AIM OF THE TASK => Print the listing below from its opening line through the line holding "const yMin = 0, yMax = 8, yStep = 1;", both ends included.
━━━━━━━━━━━━━━━━━━━━
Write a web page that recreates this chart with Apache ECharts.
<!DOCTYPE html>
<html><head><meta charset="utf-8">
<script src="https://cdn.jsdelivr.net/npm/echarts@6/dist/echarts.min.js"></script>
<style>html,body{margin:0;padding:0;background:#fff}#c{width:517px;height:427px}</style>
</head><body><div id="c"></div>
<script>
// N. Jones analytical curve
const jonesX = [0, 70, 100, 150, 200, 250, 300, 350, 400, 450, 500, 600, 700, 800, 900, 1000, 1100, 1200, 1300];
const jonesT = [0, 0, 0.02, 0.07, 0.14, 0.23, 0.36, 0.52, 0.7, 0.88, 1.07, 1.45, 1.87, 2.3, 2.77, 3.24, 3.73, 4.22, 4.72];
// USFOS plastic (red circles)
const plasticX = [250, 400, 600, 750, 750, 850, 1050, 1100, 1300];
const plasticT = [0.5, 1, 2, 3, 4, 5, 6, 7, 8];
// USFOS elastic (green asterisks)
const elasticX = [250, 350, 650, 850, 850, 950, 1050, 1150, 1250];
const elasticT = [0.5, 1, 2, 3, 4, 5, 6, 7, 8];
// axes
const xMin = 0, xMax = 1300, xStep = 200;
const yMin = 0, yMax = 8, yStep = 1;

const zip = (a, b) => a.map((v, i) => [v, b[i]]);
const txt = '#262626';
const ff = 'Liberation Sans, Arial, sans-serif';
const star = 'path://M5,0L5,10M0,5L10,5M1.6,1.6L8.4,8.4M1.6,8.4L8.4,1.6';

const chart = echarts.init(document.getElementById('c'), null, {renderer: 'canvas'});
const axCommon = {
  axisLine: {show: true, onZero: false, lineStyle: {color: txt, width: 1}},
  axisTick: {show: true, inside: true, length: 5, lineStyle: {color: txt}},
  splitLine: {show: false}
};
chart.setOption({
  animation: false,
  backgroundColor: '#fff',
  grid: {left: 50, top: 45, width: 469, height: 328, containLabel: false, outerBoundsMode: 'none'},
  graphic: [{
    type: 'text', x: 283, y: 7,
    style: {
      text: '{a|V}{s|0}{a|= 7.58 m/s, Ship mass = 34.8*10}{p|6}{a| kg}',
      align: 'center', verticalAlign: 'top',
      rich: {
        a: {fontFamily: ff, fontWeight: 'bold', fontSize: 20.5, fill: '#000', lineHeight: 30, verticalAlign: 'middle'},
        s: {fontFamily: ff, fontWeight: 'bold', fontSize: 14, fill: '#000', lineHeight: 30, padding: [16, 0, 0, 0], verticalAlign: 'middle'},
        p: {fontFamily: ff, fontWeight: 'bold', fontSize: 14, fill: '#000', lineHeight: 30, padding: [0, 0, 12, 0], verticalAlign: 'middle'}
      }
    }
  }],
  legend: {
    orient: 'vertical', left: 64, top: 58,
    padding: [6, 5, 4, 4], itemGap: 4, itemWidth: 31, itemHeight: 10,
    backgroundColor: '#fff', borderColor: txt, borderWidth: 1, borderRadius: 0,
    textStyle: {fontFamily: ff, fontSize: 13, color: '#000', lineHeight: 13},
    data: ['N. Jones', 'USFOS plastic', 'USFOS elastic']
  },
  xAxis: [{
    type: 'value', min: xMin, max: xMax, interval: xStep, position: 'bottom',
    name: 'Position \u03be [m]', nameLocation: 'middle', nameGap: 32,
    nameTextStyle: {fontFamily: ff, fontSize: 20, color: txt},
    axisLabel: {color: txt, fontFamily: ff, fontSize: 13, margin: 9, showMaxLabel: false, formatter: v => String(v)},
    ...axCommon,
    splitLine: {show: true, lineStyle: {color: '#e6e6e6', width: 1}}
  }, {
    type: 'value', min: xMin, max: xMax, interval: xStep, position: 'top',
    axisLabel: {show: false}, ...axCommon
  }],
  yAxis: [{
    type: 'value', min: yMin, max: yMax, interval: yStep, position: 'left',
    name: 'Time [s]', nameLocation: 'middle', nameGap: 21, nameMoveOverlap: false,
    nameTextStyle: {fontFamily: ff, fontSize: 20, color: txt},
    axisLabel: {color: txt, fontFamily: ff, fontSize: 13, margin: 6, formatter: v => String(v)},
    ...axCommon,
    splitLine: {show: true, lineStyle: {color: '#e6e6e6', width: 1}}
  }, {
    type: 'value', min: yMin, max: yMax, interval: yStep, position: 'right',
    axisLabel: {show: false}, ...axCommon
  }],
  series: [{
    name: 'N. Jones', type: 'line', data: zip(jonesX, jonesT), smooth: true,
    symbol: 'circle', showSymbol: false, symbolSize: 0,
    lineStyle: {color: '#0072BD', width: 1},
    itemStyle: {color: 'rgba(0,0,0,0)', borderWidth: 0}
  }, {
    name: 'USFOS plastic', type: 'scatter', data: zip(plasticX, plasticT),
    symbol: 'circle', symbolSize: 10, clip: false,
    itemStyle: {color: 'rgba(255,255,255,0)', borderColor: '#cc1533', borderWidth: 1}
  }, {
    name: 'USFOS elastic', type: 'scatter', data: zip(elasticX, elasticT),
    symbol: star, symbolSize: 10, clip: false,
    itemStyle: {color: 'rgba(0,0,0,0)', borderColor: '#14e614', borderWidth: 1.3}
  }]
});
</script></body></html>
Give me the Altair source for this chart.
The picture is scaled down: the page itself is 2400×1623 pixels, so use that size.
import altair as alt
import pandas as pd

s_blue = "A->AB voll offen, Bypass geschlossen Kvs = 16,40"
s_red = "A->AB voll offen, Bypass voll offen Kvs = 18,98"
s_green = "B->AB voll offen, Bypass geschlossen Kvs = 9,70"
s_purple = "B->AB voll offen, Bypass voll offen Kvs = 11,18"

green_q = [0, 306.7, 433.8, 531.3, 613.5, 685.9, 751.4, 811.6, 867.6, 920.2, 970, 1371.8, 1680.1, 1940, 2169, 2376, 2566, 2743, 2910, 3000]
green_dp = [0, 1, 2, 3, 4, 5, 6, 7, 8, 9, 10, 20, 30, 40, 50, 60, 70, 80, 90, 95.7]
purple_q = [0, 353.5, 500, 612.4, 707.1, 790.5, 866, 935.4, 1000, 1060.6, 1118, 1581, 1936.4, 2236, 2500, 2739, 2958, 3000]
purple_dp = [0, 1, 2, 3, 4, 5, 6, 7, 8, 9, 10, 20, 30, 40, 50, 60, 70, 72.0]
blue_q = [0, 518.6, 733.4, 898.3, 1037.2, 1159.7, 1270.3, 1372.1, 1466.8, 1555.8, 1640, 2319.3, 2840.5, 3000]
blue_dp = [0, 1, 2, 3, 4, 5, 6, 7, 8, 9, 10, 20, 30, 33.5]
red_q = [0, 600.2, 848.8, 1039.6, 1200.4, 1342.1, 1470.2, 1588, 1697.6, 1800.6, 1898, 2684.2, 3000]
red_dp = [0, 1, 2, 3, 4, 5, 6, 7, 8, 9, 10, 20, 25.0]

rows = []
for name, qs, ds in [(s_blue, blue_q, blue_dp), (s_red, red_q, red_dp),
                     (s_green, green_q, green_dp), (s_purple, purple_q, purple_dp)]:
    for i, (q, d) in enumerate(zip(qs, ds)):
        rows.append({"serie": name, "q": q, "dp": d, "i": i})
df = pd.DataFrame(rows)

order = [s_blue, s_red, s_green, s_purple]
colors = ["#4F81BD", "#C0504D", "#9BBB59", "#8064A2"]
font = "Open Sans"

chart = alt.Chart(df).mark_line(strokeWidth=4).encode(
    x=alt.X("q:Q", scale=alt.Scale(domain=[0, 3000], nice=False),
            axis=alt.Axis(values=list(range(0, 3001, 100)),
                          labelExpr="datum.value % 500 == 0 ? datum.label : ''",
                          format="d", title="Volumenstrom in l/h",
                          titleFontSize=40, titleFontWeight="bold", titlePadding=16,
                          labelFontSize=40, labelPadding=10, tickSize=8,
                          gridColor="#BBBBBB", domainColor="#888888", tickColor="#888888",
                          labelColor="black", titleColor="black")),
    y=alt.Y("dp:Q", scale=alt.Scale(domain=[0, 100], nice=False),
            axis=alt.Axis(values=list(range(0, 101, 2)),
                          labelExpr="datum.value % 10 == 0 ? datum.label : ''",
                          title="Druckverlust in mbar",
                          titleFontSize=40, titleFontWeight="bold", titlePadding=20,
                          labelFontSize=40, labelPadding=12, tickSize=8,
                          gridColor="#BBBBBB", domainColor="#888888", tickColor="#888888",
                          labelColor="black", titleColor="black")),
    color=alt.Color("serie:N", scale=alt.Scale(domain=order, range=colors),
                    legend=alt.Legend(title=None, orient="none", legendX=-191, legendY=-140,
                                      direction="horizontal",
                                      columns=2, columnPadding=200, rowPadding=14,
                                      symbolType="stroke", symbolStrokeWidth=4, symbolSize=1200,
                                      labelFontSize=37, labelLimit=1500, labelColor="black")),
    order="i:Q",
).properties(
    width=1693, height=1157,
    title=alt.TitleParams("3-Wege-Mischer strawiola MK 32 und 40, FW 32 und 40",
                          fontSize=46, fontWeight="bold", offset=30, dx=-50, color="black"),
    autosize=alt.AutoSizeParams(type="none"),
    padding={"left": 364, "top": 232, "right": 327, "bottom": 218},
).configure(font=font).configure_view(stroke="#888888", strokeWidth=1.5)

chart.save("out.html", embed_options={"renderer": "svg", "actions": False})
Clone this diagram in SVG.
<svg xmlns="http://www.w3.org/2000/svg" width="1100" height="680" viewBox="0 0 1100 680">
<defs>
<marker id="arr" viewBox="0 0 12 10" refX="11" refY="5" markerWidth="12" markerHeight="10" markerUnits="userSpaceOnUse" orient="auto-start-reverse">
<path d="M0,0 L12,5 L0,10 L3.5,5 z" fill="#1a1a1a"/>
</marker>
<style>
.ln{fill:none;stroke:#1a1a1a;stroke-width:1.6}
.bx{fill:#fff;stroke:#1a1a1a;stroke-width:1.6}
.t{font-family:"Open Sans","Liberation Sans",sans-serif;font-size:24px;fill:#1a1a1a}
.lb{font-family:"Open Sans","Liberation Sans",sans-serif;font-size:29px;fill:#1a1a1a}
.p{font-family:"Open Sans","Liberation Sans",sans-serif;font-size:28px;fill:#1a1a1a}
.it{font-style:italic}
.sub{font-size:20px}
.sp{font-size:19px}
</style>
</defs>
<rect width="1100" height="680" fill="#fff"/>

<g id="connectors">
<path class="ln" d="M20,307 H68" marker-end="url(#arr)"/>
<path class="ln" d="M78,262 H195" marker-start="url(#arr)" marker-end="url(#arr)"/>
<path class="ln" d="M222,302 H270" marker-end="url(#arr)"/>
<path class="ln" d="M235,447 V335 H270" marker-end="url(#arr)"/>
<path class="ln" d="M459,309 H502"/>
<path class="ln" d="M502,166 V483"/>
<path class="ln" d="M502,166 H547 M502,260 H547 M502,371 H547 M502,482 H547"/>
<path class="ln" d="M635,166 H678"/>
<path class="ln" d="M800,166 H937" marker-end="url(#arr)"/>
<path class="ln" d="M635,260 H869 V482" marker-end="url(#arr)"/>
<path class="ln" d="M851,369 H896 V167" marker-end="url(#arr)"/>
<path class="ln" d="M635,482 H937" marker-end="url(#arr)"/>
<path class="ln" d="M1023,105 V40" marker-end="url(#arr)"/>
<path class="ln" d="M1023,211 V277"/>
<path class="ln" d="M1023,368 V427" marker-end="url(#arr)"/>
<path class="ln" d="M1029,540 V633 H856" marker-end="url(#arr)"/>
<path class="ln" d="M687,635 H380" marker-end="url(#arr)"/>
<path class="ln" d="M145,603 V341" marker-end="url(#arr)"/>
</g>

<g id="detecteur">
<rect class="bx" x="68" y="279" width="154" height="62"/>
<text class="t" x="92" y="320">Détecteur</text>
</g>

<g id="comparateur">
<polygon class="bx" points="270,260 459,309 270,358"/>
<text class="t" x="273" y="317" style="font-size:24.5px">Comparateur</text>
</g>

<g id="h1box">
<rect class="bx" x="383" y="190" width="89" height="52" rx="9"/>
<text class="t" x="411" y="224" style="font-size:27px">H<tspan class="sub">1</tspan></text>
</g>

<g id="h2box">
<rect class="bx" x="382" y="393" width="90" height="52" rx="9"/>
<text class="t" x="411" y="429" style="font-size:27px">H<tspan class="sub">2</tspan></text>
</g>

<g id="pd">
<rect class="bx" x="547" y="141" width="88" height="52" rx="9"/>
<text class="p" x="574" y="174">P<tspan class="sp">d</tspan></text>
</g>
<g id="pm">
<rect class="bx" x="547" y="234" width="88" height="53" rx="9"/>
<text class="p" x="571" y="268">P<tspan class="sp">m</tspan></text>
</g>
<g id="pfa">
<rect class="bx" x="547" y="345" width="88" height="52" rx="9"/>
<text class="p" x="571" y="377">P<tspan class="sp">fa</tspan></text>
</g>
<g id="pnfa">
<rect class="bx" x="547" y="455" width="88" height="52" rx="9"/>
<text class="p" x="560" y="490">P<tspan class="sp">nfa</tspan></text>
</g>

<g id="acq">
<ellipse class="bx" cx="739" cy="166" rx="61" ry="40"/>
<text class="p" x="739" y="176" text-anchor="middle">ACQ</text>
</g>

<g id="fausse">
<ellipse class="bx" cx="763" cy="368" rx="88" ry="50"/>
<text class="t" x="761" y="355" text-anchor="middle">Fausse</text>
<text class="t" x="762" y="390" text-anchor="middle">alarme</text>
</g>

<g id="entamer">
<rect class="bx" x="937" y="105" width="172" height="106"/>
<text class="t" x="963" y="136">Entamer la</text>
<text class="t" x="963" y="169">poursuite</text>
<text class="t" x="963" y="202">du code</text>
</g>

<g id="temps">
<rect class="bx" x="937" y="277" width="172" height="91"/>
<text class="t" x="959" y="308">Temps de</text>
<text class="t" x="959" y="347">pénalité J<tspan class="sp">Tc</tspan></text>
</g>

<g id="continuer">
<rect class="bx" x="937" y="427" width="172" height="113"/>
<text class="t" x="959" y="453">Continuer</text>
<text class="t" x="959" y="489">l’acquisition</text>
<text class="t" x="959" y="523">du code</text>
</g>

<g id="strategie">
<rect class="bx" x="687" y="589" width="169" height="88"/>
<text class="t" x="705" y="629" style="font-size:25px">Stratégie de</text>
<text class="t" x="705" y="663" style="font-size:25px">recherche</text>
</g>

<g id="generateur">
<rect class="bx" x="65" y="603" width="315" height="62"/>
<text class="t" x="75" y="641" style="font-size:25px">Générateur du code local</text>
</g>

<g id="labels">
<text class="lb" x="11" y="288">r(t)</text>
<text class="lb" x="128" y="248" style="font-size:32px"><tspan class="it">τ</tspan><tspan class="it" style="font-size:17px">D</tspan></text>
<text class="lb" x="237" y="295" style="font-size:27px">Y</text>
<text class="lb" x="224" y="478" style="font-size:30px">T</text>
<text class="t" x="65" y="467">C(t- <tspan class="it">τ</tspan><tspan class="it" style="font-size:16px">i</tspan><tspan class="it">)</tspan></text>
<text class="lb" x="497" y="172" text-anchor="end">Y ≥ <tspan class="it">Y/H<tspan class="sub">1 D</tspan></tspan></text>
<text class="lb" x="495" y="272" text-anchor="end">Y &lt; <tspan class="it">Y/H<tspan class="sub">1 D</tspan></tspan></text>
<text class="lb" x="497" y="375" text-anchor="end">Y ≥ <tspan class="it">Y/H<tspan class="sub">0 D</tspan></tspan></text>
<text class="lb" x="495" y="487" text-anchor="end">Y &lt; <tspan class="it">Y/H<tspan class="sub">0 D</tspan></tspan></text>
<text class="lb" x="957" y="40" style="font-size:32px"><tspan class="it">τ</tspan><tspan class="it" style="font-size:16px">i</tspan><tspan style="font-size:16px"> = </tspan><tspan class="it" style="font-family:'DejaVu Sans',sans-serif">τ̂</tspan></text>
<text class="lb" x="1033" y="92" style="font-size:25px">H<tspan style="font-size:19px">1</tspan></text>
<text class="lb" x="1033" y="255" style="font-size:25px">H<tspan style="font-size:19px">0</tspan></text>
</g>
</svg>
━━━━━━━━━━━━━━━━━━━━
RESULT =>
Write a web page that recreates this chart with Apache ECharts.
<!DOCTYPE html>
<html><head><meta charset="utf-8">
<script src="https://cdn.jsdelivr.net/npm/echarts@6/dist/echarts.min.js"></script>
<style>html,body{margin:0;padding:0;background:#fff}#c{width:517px;height:427px}</style>
</head><body><div id="c"></div>
<script>
// N. Jones analytical curve
const jonesX = [0, 70, 100, 150, 200, 250, 300, 350, 400, 450, 500, 600, 700, 800, 900, 1000, 1100, 1200, 1300];
const jonesT = [0, 0, 0.02, 0.07, 0.14, 0.23, 0.36, 0.52, 0.7, 0.88, 1.07, 1.45, 1.87, 2.3, 2.77, 3.24, 3.73, 4.22, 4.72];
// USFOS plastic (red circles)
const plasticX = [250, 400, 600, 750, 750, 850, 1050, 1100, 1300];
const plasticT = [0.5, 1, 2, 3, 4, 5, 6, 7, 8];
// USFOS elastic (green asterisks)
const elasticX = [250, 350, 650, 850, 850, 950, 1050, 1150, 1250];
const elasticT = [0.5, 1, 2, 3, 4, 5, 6, 7, 8];
// axes
const xMin = 0, xMax = 1300, xStep = 200;
const yMin = 0, yMax = 8, yStep = 1;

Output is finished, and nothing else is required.